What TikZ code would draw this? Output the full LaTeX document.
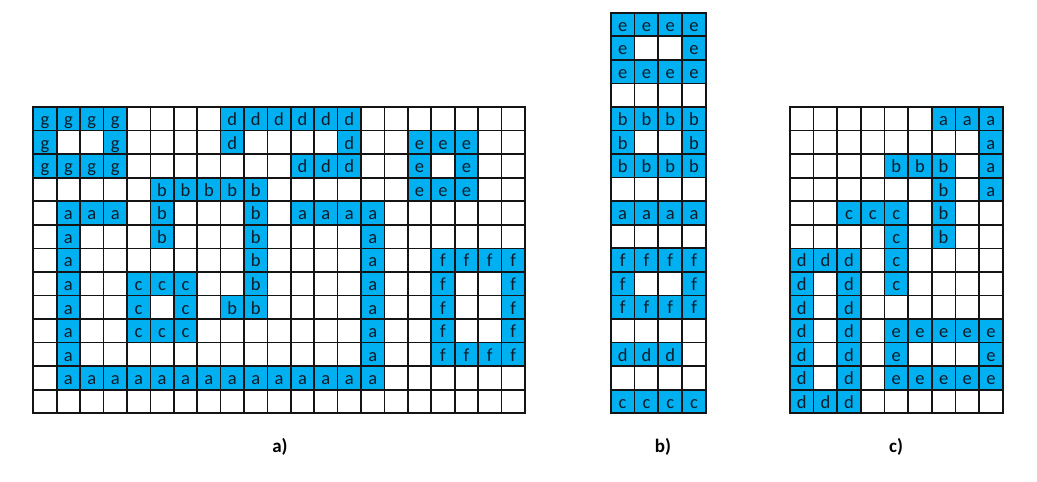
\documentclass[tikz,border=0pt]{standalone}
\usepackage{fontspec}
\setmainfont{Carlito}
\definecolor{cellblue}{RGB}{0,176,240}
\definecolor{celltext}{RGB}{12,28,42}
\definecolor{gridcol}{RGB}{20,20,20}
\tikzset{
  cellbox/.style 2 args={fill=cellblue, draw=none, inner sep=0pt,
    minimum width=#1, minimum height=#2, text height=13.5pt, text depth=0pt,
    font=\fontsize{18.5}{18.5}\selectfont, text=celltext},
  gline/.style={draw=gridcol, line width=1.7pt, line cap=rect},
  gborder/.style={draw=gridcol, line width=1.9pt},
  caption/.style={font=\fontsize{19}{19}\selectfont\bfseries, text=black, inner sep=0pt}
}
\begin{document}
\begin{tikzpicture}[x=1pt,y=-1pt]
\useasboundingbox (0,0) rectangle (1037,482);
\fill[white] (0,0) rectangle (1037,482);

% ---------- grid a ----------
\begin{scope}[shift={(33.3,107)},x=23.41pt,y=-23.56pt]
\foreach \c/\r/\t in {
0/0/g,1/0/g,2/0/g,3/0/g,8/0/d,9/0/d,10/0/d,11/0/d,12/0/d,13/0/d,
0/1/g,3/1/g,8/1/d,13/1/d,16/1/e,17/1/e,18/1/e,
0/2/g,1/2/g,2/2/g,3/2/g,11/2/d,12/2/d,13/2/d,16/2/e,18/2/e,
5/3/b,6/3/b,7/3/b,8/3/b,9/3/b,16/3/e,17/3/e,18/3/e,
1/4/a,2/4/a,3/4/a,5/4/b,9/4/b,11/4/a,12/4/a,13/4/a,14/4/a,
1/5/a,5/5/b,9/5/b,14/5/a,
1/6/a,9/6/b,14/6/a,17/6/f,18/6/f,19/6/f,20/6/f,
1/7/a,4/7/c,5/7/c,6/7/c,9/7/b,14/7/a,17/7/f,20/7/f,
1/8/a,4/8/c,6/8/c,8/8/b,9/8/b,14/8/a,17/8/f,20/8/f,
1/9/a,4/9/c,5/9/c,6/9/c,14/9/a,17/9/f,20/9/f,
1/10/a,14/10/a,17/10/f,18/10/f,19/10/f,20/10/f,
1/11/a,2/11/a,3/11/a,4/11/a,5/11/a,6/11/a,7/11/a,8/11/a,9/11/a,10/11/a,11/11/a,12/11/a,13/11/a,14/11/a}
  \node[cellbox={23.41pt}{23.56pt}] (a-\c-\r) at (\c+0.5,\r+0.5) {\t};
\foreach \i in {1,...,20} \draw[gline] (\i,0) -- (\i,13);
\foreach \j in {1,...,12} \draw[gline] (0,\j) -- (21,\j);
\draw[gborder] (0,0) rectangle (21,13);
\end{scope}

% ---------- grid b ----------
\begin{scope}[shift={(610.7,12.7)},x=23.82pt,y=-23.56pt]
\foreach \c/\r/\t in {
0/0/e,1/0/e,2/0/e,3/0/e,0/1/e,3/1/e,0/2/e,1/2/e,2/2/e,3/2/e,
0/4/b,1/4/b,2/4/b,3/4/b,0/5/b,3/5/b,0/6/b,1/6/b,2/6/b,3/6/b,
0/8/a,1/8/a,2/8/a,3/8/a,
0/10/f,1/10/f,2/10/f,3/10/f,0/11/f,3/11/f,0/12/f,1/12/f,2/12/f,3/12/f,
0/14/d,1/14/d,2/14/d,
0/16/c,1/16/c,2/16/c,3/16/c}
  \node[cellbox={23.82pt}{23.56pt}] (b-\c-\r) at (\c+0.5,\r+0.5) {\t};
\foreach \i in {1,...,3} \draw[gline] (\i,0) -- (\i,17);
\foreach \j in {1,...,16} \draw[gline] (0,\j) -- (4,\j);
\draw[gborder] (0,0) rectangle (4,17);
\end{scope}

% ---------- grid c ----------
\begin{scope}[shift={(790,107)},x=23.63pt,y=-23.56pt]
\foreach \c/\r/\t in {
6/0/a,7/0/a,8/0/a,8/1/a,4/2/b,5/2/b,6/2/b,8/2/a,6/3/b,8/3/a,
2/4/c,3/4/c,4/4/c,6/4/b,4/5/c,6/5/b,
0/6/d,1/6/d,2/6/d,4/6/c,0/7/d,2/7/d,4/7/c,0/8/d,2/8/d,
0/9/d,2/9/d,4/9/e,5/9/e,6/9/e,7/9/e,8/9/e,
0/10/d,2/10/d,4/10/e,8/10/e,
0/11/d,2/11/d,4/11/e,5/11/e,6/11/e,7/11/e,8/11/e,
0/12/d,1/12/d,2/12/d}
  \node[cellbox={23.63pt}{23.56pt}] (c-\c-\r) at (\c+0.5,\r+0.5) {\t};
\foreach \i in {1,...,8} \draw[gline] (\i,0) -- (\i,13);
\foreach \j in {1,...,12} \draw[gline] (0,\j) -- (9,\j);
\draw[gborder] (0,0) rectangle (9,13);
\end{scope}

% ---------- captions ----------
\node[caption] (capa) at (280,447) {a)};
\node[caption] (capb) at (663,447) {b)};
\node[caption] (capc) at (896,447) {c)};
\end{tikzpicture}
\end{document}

What you need to do >>
Without the pictures, copy the material exactly as given.

Complete answer >>
What TikZ code would draw this? Output the full LaTeX document.
\documentclass[tikz,border=0pt]{standalone}
\usepackage{fontspec}
\setmainfont{Carlito}
\definecolor{cellblue}{RGB}{0,176,240}
\definecolor{celltext}{RGB}{12,28,42}
\definecolor{gridcol}{RGB}{20,20,20}
\tikzset{
  cellbox/.style 2 args={fill=cellblue, draw=none, inner sep=0pt,
    minimum width=#1, minimum height=#2, text height=13.5pt, text depth=0pt,
    font=\fontsize{18.5}{18.5}\selectfont, text=celltext},
  gline/.style={draw=gridcol, line width=1.7pt, line cap=rect},
  gborder/.style={draw=gridcol, line width=1.9pt},
  caption/.style={font=\fontsize{19}{19}\selectfont\bfseries, text=black, inner sep=0pt}
}
\begin{document}
\begin{tikzpicture}[x=1pt,y=-1pt]
\useasboundingbox (0,0) rectangle (1037,482);
\fill[white] (0,0) rectangle (1037,482);

% ---------- grid a ----------
\begin{scope}[shift={(33.3,107)},x=23.41pt,y=-23.56pt]
\foreach \c/\r/\t in {
0/0/g,1/0/g,2/0/g,3/0/g,8/0/d,9/0/d,10/0/d,11/0/d,12/0/d,13/0/d,
0/1/g,3/1/g,8/1/d,13/1/d,16/1/e,17/1/e,18/1/e,
0/2/g,1/2/g,2/2/g,3/2/g,11/2/d,12/2/d,13/2/d,16/2/e,18/2/e,
5/3/b,6/3/b,7/3/b,8/3/b,9/3/b,16/3/e,17/3/e,18/3/e,
1/4/a,2/4/a,3/4/a,5/4/b,9/4/b,11/4/a,12/4/a,13/4/a,14/4/a,
1/5/a,5/5/b,9/5/b,14/5/a,
1/6/a,9/6/b,14/6/a,17/6/f,18/6/f,19/6/f,20/6/f,
1/7/a,4/7/c,5/7/c,6/7/c,9/7/b,14/7/a,17/7/f,20/7/f,
1/8/a,4/8/c,6/8/c,8/8/b,9/8/b,14/8/a,17/8/f,20/8/f,
1/9/a,4/9/c,5/9/c,6/9/c,14/9/a,17/9/f,20/9/f,
1/10/a,14/10/a,17/10/f,18/10/f,19/10/f,20/10/f,
1/11/a,2/11/a,3/11/a,4/11/a,5/11/a,6/11/a,7/11/a,8/11/a,9/11/a,10/11/a,11/11/a,12/11/a,13/11/a,14/11/a}
  \node[cellbox={23.41pt}{23.56pt}] (a-\c-\r) at (\c+0.5,\r+0.5) {\t};
\foreach \i in {1,...,20} \draw[gline] (\i,0) -- (\i,13);
\foreach \j in {1,...,12} \draw[gline] (0,\j) -- (21,\j);
\draw[gborder] (0,0) rectangle (21,13);
\end{scope}

% ---------- grid b ----------
\begin{scope}[shift={(610.7,12.7)},x=23.82pt,y=-23.56pt]
\foreach \c/\r/\t in {
0/0/e,1/0/e,2/0/e,3/0/e,0/1/e,3/1/e,0/2/e,1/2/e,2/2/e,3/2/e,
0/4/b,1/4/b,2/4/b,3/4/b,0/5/b,3/5/b,0/6/b,1/6/b,2/6/b,3/6/b,
0/8/a,1/8/a,2/8/a,3/8/a,
0/10/f,1/10/f,2/10/f,3/10/f,0/11/f,3/11/f,0/12/f,1/12/f,2/12/f,3/12/f,
0/14/d,1/14/d,2/14/d,
0/16/c,1/16/c,2/16/c,3/16/c}
  \node[cellbox={23.82pt}{23.56pt}] (b-\c-\r) at (\c+0.5,\r+0.5) {\t};
\foreach \i in {1,...,3} \draw[gline] (\i,0) -- (\i,17);
\foreach \j in {1,...,16} \draw[gline] (0,\j) -- (4,\j);
\draw[gborder] (0,0) rectangle (4,17);
\end{scope}

% ---------- grid c ----------
\begin{scope}[shift={(790,107)},x=23.63pt,y=-23.56pt]
\foreach \c/\r/\t in {
6/0/a,7/0/a,8/0/a,8/1/a,4/2/b,5/2/b,6/2/b,8/2/a,6/3/b,8/3/a,
2/4/c,3/4/c,4/4/c,6/4/b,4/5/c,6/5/b,
0/6/d,1/6/d,2/6/d,4/6/c,0/7/d,2/7/d,4/7/c,0/8/d,2/8/d,
0/9/d,2/9/d,4/9/e,5/9/e,6/9/e,7/9/e,8/9/e,
0/10/d,2/10/d,4/10/e,8/10/e,
0/11/d,2/11/d,4/11/e,5/11/e,6/11/e,7/11/e,8/11/e,
0/12/d,1/12/d,2/12/d}
  \node[cellbox={23.63pt}{23.56pt}] (c-\c-\r) at (\c+0.5,\r+0.5) {\t};
\foreach \i in {1,...,8} \draw[gline] (\i,0) -- (\i,13);
\foreach \j in {1,...,12} \draw[gline] (0,\j) -- (9,\j);
\draw[gborder] (0,0) rectangle (9,13);
\end{scope}

% ---------- captions ----------
\node[caption] (capa) at (280,447) {a)};
\node[caption] (capb) at (663,447) {b)};
\node[caption] (capc) at (896,447) {c)};
\end{tikzpicture}
\end{document}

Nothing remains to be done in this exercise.